- _WHAT YOU NEED TO DO_
Check each line of the material below for "document", then copy the ones that contain it.

# # # #

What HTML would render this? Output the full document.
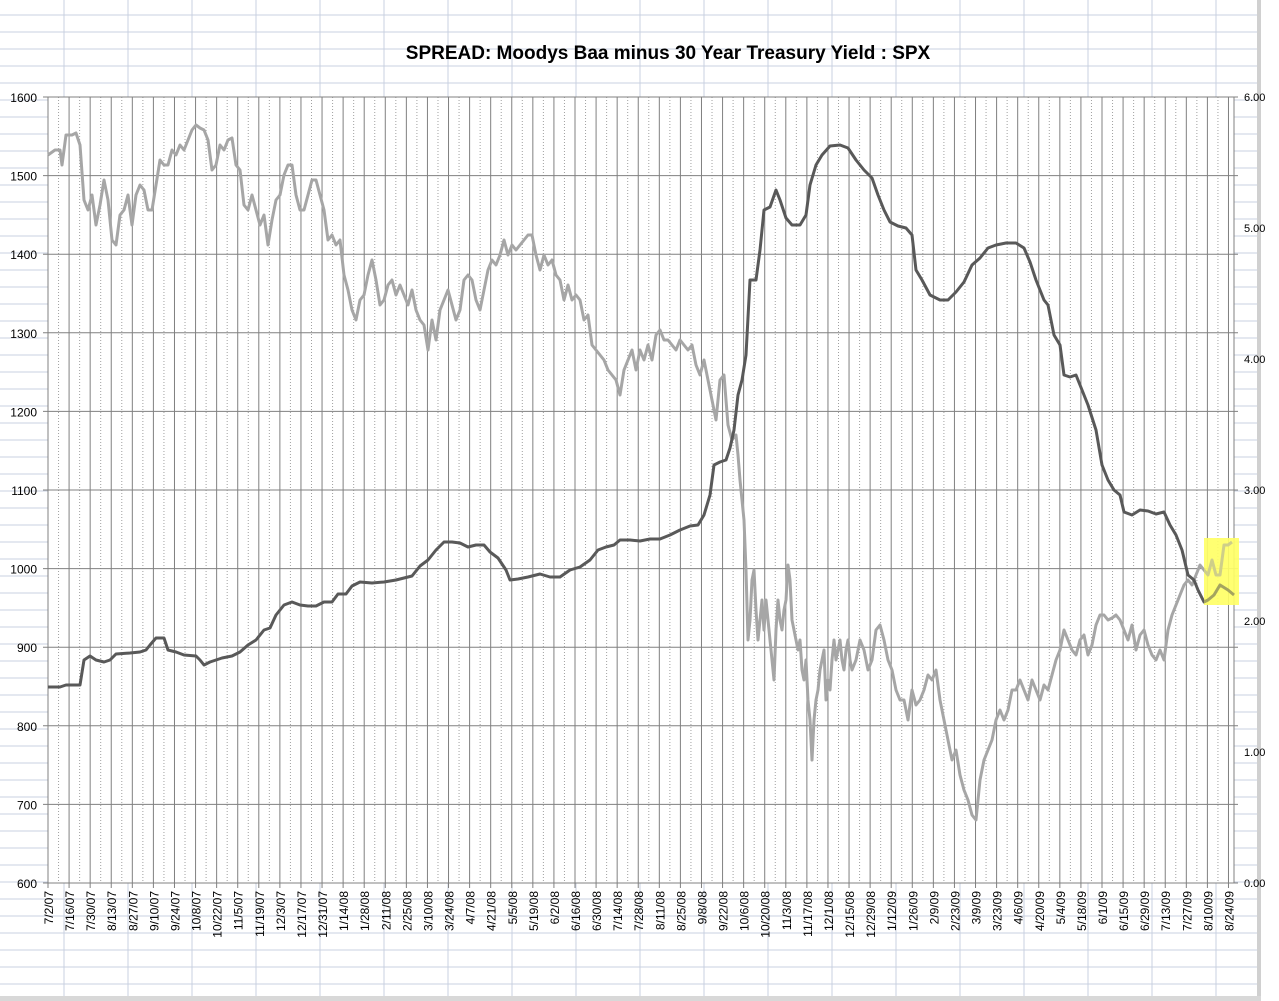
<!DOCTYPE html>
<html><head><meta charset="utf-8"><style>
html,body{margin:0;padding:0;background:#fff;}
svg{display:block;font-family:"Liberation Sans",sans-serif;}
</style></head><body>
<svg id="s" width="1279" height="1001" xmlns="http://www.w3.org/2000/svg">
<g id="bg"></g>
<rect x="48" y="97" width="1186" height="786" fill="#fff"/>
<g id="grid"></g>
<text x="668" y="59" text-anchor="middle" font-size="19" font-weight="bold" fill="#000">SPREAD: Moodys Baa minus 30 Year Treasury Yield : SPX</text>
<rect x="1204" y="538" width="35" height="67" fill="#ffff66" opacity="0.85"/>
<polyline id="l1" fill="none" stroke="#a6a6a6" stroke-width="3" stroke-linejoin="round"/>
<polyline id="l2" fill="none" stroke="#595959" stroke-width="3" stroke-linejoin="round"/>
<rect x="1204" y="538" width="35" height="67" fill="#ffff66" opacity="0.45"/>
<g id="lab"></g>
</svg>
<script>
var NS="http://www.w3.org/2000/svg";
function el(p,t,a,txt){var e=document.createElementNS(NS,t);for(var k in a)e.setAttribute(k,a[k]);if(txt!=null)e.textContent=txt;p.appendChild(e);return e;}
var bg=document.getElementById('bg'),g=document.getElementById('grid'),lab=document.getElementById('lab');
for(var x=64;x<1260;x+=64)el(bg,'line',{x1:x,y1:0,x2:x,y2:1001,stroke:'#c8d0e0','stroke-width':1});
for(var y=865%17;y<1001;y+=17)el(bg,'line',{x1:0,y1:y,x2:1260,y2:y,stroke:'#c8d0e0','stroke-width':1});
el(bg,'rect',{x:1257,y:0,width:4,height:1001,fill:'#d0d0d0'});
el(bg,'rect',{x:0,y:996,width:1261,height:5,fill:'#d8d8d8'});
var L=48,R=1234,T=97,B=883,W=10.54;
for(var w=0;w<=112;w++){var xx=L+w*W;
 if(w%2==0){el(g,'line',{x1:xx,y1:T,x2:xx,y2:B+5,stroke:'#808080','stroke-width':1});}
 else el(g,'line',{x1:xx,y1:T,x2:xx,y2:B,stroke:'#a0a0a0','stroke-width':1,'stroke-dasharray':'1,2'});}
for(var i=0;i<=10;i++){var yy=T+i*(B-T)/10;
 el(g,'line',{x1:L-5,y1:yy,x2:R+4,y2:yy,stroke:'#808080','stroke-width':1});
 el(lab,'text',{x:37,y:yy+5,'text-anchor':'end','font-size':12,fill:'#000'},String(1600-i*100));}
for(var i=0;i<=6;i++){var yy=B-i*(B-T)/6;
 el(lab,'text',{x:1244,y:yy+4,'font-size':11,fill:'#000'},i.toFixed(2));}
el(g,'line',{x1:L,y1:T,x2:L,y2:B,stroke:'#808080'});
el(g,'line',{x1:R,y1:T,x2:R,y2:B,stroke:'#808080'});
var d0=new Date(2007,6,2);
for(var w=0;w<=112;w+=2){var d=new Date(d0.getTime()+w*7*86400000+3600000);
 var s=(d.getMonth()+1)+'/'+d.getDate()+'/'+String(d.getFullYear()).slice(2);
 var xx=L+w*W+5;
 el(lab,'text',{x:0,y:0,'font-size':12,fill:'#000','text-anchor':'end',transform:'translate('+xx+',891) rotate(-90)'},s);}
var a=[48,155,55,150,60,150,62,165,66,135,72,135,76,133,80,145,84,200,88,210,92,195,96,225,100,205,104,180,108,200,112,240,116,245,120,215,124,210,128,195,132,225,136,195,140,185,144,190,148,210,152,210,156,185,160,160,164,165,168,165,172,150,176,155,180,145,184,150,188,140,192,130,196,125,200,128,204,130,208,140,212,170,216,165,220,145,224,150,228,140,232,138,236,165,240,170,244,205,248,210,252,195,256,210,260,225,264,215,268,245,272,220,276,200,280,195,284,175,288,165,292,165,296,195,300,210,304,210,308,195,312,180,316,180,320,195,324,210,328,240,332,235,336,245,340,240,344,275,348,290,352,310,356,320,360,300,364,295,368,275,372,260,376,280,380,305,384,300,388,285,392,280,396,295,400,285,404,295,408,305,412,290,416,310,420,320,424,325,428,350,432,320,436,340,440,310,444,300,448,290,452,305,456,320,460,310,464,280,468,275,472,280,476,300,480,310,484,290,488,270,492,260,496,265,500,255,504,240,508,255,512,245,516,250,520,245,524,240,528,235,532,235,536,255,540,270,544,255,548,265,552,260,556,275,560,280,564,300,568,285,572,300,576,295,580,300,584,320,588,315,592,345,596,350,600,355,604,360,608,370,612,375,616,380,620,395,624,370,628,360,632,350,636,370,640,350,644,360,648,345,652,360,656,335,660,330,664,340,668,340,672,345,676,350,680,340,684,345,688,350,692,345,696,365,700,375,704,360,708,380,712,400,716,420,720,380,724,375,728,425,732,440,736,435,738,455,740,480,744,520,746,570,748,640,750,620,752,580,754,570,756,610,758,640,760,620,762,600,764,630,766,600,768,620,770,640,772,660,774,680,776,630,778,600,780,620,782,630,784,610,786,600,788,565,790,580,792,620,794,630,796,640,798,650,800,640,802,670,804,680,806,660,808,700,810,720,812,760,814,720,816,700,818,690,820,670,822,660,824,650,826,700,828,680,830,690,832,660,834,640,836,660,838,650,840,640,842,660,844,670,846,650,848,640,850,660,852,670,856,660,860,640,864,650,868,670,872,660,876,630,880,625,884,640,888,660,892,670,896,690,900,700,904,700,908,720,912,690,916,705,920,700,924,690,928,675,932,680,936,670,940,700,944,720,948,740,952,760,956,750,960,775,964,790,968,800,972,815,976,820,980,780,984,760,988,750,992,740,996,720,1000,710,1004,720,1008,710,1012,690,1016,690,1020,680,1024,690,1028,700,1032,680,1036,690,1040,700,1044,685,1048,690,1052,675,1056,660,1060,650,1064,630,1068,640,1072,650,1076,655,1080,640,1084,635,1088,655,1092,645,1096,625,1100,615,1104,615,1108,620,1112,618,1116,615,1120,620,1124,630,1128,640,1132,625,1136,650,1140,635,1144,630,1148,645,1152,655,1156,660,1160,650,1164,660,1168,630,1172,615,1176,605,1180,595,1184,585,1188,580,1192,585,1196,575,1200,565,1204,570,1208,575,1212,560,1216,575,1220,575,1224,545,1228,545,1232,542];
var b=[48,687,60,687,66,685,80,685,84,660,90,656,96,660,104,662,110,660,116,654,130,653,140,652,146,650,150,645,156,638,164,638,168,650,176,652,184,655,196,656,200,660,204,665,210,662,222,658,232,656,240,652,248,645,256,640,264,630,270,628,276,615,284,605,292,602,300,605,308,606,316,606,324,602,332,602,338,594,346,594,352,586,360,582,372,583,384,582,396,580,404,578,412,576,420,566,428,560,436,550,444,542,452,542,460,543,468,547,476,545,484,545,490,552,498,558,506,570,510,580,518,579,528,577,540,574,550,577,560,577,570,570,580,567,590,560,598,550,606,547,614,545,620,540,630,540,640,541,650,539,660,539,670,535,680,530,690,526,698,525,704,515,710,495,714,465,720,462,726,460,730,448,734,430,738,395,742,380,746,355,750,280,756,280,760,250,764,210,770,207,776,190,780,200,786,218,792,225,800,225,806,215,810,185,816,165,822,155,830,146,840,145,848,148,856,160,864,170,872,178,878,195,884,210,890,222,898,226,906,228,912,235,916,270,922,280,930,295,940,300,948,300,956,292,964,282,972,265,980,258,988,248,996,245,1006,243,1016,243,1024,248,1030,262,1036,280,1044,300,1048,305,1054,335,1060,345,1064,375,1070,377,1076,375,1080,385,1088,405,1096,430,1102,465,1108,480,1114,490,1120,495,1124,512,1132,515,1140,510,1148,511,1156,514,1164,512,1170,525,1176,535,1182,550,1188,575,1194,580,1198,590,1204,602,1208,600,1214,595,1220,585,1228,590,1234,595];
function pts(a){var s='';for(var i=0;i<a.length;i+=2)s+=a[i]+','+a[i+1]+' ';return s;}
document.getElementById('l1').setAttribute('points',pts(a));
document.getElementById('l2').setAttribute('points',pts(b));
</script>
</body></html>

# # # #

- _EXPECTED OUTPUT_
What HTML would render this? Output the full document.
function el(p,t,a,txt){var e=document.createElementNS(NS,t);for(var k in a)e.setAttribute(k,a[k]);if(txt!=null)e.textContent=txt;p.appendChild(e);return e;}
var bg=document.getElementById('bg'),g=document.getElementById('grid'),lab=document.getElementById('lab');
document.getElementById('l1').setAttribute('points',pts(a));
document.getElementById('l2').setAttribute('points',pts(b));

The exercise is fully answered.